***** Raw data *****

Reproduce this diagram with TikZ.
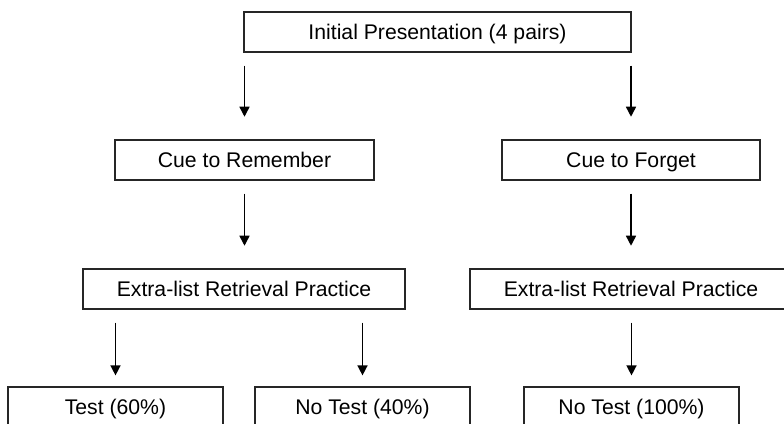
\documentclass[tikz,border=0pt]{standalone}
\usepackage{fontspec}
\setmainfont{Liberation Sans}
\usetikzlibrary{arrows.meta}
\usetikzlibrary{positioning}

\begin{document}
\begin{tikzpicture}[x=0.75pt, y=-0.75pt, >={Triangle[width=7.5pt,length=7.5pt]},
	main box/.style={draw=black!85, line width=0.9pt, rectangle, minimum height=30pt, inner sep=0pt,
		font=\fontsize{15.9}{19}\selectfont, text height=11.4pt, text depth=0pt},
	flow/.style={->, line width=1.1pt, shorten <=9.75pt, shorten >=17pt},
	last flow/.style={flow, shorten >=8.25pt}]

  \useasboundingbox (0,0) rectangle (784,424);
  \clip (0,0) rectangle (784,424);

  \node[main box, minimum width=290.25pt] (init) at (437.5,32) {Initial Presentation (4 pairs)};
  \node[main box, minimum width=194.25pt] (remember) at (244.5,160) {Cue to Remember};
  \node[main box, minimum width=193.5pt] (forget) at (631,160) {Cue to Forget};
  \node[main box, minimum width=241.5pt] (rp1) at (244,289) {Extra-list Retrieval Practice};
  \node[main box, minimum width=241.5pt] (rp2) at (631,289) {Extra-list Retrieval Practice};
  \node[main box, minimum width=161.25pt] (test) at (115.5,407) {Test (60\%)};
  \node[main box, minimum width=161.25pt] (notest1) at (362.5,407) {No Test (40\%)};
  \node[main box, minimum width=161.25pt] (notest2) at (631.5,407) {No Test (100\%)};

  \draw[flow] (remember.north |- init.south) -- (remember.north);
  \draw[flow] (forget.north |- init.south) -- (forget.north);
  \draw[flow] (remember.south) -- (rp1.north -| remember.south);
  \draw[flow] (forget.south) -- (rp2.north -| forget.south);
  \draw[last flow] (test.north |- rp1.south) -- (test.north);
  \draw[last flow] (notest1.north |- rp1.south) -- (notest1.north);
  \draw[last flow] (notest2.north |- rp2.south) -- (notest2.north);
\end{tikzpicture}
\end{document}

*****

#### [Aim of the task]
Restate the whole of the material word for word without the pictures.

#### [Answer to this exercise]
Reproduce this diagram with TikZ.
\documentclass[tikz,border=0pt]{standalone}
\usepackage{fontspec}
\setmainfont{Liberation Sans}
\usetikzlibrary{arrows.meta}
\usetikzlibrary{positioning}

\begin{document}
\begin{tikzpicture}[x=0.75pt, y=-0.75pt, >={Triangle[width=7.5pt,length=7.5pt]},
	main box/.style={draw=black!85, line width=0.9pt, rectangle, minimum height=30pt, inner sep=0pt,
		font=\fontsize{15.9}{19}\selectfont, text height=11.4pt, text depth=0pt},
	flow/.style={->, line width=1.1pt, shorten <=9.75pt, shorten >=17pt},
	last flow/.style={flow, shorten >=8.25pt}]

  \useasboundingbox (0,0) rectangle (784,424);
  \clip (0,0) rectangle (784,424);

  \node[main box, minimum width=290.25pt] (init) at (437.5,32) {Initial Presentation (4 pairs)};
  \node[main box, minimum width=194.25pt] (remember) at (244.5,160) {Cue to Remember};
  \node[main box, minimum width=193.5pt] (forget) at (631,160) {Cue to Forget};
  \node[main box, minimum width=241.5pt] (rp1) at (244,289) {Extra-list Retrieval Practice};
  \node[main box, minimum width=241.5pt] (rp2) at (631,289) {Extra-list Retrieval Practice};
  \node[main box, minimum width=161.25pt] (test) at (115.5,407) {Test (60\%)};
  \node[main box, minimum width=161.25pt] (notest1) at (362.5,407) {No Test (40\%)};
  \node[main box, minimum width=161.25pt] (notest2) at (631.5,407) {No Test (100\%)};

  \draw[flow] (remember.north |- init.south) -- (remember.north);
  \draw[flow] (forget.north |- init.south) -- (forget.north);
  \draw[flow] (remember.south) -- (rp1.north -| remember.south);
  \draw[flow] (forget.south) -- (rp2.north -| forget.south);
  \draw[last flow] (test.north |- rp1.south) -- (test.north);
  \draw[last flow] (notest1.north |- rp1.south) -- (notest1.north);
  \draw[last flow] (notest2.north |- rp2.south) -- (notest2.north);
\end{tikzpicture}
\end{document}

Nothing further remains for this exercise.